## [Records]

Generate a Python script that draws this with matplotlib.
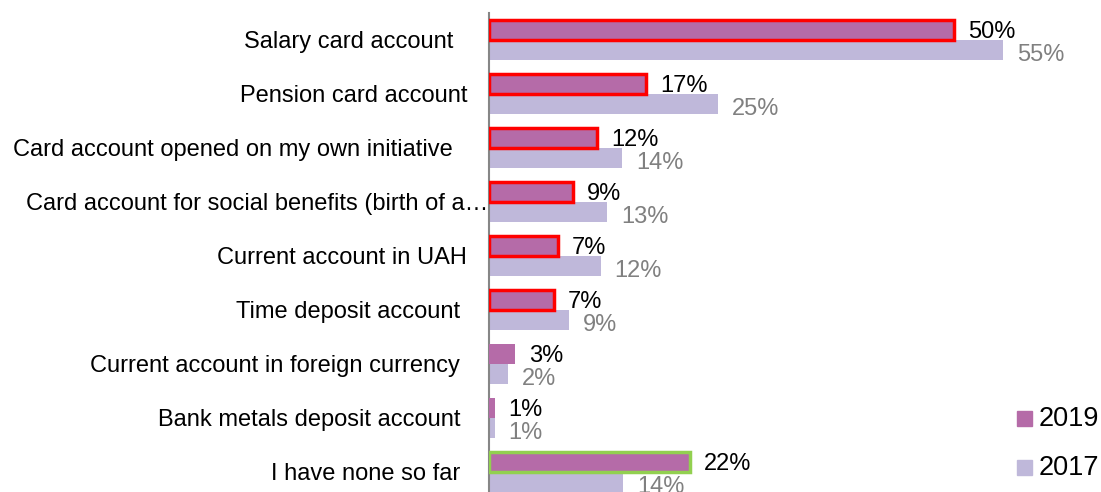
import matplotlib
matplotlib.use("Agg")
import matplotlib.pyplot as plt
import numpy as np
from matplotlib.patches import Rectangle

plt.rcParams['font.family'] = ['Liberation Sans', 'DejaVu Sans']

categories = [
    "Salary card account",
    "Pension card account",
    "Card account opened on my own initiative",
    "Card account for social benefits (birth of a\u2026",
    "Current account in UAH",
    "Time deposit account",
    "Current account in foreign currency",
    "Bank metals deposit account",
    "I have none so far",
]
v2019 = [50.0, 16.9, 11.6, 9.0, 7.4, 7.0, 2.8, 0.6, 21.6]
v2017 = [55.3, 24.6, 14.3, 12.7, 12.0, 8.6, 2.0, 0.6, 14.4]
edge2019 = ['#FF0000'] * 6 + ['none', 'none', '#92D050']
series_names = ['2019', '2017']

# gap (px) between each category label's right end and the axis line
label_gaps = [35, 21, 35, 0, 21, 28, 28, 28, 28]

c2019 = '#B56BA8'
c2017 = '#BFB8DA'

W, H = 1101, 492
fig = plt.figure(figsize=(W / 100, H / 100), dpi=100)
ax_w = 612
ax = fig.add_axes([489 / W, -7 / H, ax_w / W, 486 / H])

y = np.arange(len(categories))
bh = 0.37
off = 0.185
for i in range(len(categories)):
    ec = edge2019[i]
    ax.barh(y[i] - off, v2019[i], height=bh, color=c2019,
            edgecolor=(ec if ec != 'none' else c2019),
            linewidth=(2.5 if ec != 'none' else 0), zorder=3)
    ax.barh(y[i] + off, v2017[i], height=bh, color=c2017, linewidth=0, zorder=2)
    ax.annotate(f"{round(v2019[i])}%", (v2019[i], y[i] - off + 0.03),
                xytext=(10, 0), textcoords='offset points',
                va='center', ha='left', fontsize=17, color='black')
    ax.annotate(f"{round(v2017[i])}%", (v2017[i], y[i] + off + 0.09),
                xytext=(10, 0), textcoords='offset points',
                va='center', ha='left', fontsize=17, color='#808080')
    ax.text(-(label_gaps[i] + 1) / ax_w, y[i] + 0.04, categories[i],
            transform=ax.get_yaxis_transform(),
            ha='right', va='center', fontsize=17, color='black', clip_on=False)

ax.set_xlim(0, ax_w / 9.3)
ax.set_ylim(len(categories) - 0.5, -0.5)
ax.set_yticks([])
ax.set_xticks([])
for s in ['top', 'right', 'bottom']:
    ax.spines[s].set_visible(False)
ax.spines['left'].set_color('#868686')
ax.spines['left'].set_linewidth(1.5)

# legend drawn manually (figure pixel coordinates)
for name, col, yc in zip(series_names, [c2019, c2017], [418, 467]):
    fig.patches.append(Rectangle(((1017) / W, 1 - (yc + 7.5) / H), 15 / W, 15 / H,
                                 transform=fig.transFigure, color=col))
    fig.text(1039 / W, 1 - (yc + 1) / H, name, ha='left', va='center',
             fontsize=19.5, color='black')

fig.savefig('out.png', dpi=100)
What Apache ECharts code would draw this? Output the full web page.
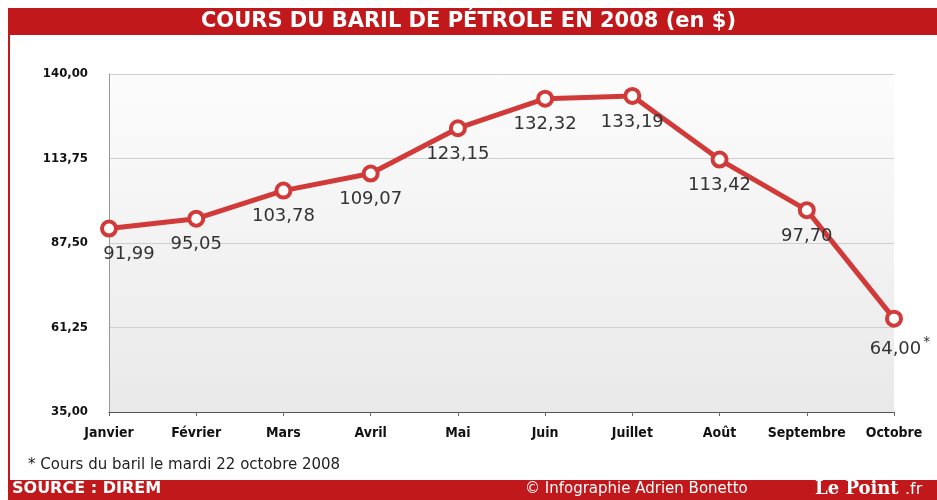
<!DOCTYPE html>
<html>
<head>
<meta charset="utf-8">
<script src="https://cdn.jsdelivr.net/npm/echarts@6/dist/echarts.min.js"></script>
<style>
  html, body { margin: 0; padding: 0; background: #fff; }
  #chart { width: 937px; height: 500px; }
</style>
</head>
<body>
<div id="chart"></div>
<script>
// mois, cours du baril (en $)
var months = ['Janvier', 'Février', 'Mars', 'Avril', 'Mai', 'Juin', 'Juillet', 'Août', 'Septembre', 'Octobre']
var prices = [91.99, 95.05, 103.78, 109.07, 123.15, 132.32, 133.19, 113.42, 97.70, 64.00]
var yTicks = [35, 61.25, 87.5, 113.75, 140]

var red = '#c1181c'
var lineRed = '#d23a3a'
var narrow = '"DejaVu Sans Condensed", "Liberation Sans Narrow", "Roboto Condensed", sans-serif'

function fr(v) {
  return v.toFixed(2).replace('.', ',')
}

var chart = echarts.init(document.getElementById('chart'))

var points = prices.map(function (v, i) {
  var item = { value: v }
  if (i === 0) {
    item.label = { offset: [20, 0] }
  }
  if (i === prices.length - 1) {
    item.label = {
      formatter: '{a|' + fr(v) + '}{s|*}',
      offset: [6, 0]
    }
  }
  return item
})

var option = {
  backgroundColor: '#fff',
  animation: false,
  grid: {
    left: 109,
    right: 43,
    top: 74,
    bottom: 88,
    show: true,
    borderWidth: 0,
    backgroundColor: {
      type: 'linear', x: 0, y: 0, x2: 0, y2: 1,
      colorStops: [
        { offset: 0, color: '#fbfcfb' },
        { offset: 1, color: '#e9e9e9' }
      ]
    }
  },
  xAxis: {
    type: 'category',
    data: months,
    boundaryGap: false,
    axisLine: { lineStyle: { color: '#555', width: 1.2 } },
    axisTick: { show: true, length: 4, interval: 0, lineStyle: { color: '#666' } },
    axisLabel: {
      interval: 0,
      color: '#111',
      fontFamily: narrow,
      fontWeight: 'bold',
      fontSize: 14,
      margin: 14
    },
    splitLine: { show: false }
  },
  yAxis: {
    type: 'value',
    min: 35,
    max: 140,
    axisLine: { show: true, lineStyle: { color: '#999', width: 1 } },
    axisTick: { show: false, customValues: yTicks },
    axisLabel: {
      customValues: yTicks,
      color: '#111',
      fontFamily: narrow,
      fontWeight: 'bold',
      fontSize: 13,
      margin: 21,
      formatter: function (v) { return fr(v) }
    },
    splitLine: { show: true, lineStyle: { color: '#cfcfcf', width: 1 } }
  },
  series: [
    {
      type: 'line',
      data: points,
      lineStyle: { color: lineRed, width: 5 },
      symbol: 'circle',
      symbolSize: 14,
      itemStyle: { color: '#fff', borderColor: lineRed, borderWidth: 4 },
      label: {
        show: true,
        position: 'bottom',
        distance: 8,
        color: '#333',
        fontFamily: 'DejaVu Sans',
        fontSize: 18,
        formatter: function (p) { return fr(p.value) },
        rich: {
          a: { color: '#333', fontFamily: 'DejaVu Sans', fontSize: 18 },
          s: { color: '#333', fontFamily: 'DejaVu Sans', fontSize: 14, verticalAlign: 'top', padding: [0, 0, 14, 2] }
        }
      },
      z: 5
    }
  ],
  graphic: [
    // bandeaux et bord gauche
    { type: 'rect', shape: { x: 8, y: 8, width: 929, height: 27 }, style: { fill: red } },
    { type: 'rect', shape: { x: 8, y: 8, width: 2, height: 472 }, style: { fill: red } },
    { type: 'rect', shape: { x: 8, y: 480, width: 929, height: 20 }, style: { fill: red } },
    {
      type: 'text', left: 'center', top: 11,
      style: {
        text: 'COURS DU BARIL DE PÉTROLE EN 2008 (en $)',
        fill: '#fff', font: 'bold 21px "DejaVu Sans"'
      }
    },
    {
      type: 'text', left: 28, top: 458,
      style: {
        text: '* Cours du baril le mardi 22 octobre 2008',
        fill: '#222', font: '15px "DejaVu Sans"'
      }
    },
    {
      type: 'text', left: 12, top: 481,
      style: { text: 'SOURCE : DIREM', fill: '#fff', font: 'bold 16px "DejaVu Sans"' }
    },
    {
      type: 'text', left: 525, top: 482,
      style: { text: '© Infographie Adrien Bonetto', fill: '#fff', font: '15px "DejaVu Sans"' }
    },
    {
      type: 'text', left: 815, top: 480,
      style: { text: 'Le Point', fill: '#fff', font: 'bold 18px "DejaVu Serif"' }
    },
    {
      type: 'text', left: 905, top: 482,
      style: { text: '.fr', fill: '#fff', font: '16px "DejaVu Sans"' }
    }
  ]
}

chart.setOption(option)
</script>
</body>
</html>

## [Written exercise]
Write out the entries above verbatim; the pictures do not belong in your copy.

## [Solution]
Generate a Python script that draws this with matplotlib.
import matplotlib
matplotlib.use("Agg")
import matplotlib.pyplot as plt
import numpy as np
from matplotlib.patches import Rectangle

plt.rcParams['font.family'] = ['Liberation Sans', 'DejaVu Sans']

categories = [
    "Salary card account",
    "Pension card account",
    "Card account opened on my own initiative",
    "Card account for social benefits (birth of a\u2026",
    "Current account in UAH",
    "Time deposit account",
    "Current account in foreign currency",
    "Bank metals deposit account",
    "I have none so far",
]
v2019 = [50.0, 16.9, 11.6, 9.0, 7.4, 7.0, 2.8, 0.6, 21.6]
v2017 = [55.3, 24.6, 14.3, 12.7, 12.0, 8.6, 2.0, 0.6, 14.4]
edge2019 = ['#FF0000'] * 6 + ['none', 'none', '#92D050']
series_names = ['2019', '2017']

# gap (px) between each category label's right end and the axis line
label_gaps = [35, 21, 35, 0, 21, 28, 28, 28, 28]

c2019 = '#B56BA8'
c2017 = '#BFB8DA'

W, H = 1101, 492
fig = plt.figure(figsize=(W / 100, H / 100), dpi=100)
ax_w = 612
ax = fig.add_axes([489 / W, -7 / H, ax_w / W, 486 / H])

y = np.arange(len(categories))
bh = 0.37
off = 0.185
for i in range(len(categories)):
    ec = edge2019[i]
    ax.barh(y[i] - off, v2019[i], height=bh, color=c2019,
            edgecolor=(ec if ec != 'none' else c2019),
            linewidth=(2.5 if ec != 'none' else 0), zorder=3)
    ax.barh(y[i] + off, v2017[i], height=bh, color=c2017, linewidth=0, zorder=2)
    ax.annotate(f"{round(v2019[i])}%", (v2019[i], y[i] - off + 0.03),
                xytext=(10, 0), textcoords='offset points',
                va='center', ha='left', fontsize=17, color='black')
    ax.annotate(f"{round(v2017[i])}%", (v2017[i], y[i] + off + 0.09),
                xytext=(10, 0), textcoords='offset points',
                va='center', ha='left', fontsize=17, color='#808080')
    ax.text(-(label_gaps[i] + 1) / ax_w, y[i] + 0.04, categories[i],
            transform=ax.get_yaxis_transform(),
            ha='right', va='center', fontsize=17, color='black', clip_on=False)

ax.set_xlim(0, ax_w / 9.3)
ax.set_ylim(len(categories) - 0.5, -0.5)
ax.set_yticks([])
ax.set_xticks([])
for s in ['top', 'right', 'bottom']:
    ax.spines[s].set_visible(False)
ax.spines['left'].set_color('#868686')
ax.spines['left'].set_linewidth(1.5)

# legend drawn manually (figure pixel coordinates)
for name, col, yc in zip(series_names, [c2019, c2017], [418, 467]):
    fig.patches.append(Rectangle(((1017) / W, 1 - (yc + 7.5) / H), 15 / W, 15 / H,
                                 transform=fig.transFigure, color=col))
    fig.text(1039 / W, 1 - (yc + 1) / H, name, ha='left', va='center',
             fontsize=19.5, color='black')

fig.savefig('out.png', dpi=100)
What Apache ECharts code would draw this? Output the full web page.
<!DOCTYPE html>
<html>
<head>
<meta charset="utf-8">
<script src="https://cdn.jsdelivr.net/npm/echarts@6/dist/echarts.min.js"></script>
<style>
  html, body { margin: 0; padding: 0; background: #fff; }
  #chart { width: 937px; height: 500px; }
</style>
</head>
<body>
<div id="chart"></div>
<script>
// mois, cours du baril (en $)
var months = ['Janvier', 'Février', 'Mars', 'Avril', 'Mai', 'Juin', 'Juillet', 'Août', 'Septembre', 'Octobre']
var prices = [91.99, 95.05, 103.78, 109.07, 123.15, 132.32, 133.19, 113.42, 97.70, 64.00]
var yTicks = [35, 61.25, 87.5, 113.75, 140]

var red = '#c1181c'
var lineRed = '#d23a3a'
var narrow = '"DejaVu Sans Condensed", "Liberation Sans Narrow", "Roboto Condensed", sans-serif'

function fr(v) {
  return v.toFixed(2).replace('.', ',')
}

var chart = echarts.init(document.getElementById('chart'))

var points = prices.map(function (v, i) {
  var item = { value: v }
  if (i === 0) {
    item.label = { offset: [20, 0] }
  }
  if (i === prices.length - 1) {
    item.label = {
      formatter: '{a|' + fr(v) + '}{s|*}',
      offset: [6, 0]
    }
  }
  return item
})

var option = {
  backgroundColor: '#fff',
  animation: false,
  grid: {
    left: 109,
    right: 43,
    top: 74,
    bottom: 88,
    show: true,
    borderWidth: 0,
    backgroundColor: {
      type: 'linear', x: 0, y: 0, x2: 0, y2: 1,
      colorStops: [
        { offset: 0, color: '#fbfcfb' },
        { offset: 1, color: '#e9e9e9' }
      ]
    }
  },
  xAxis: {
    type: 'category',
    data: months,
    boundaryGap: false,
    axisLine: { lineStyle: { color: '#555', width: 1.2 } },
    axisTick: { show: true, length: 4, interval: 0, lineStyle: { color: '#666' } },
    axisLabel: {
      interval: 0,
      color: '#111',
      fontFamily: narrow,
      fontWeight: 'bold',
      fontSize: 14,
      margin: 14
    },
    splitLine: { show: false }
  },
  yAxis: {
    type: 'value',
    min: 35,
    max: 140,
    axisLine: { show: true, lineStyle: { color: '#999', width: 1 } },
    axisTick: { show: false, customValues: yTicks },
    axisLabel: {
      customValues: yTicks,
      color: '#111',
      fontFamily: narrow,
      fontWeight: 'bold',
      fontSize: 13,
      margin: 21,
      formatter: function (v) { return fr(v) }
    },
    splitLine: { show: true, lineStyle: { color: '#cfcfcf', width: 1 } }
  },
  series: [
    {
      type: 'line',
      data: points,
      lineStyle: { color: lineRed, width: 5 },
      symbol: 'circle',
      symbolSize: 14,
      itemStyle: { color: '#fff', borderColor: lineRed, borderWidth: 4 },
      label: {
        show: true,
        position: 'bottom',
        distance: 8,
        color: '#333',
        fontFamily: 'DejaVu Sans',
        fontSize: 18,
        formatter: function (p) { return fr(p.value) },
        rich: {
          a: { color: '#333', fontFamily: 'DejaVu Sans', fontSize: 18 },
          s: { color: '#333', fontFamily: 'DejaVu Sans', fontSize: 14, verticalAlign: 'top', padding: [0, 0, 14, 2] }
        }
      },
      z: 5
    }
  ],
  graphic: [
    // bandeaux et bord gauche
    { type: 'rect', shape: { x: 8, y: 8, width: 929, height: 27 }, style: { fill: red } },
    { type: 'rect', shape: { x: 8, y: 8, width: 2, height: 472 }, style: { fill: red } },
    { type: 'rect', shape: { x: 8, y: 480, width: 929, height: 20 }, style: { fill: red } },
    {
      type: 'text', left: 'center', top: 11,
      style: {
        text: 'COURS DU BARIL DE PÉTROLE EN 2008 (en $)',
        fill: '#fff', font: 'bold 21px "DejaVu Sans"'
      }
    },
    {
      type: 'text', left: 28, top: 458,
      style: {
        text: '* Cours du baril le mardi 22 octobre 2008',
        fill: '#222', font: '15px "DejaVu Sans"'
      }
    },
    {
      type: 'text', left: 12, top: 481,
      style: { text: 'SOURCE : DIREM', fill: '#fff', font: 'bold 16px "DejaVu Sans"' }
    },
    {
      type: 'text', left: 525, top: 482,
      style: { text: '© Infographie Adrien Bonetto', fill: '#fff', font: '15px "DejaVu Sans"' }
    },
    {
      type: 'text', left: 815, top: 480,
      style: { text: 'Le Point', fill: '#fff', font: 'bold 18px "DejaVu Serif"' }
    },
    {
      type: 'text', left: 905, top: 482,
      style: { text: '.fr', fill: '#fff', font: '16px "DejaVu Sans"' }
    }
  ]
}

chart.setOption(option)
</script>
</body>
</html>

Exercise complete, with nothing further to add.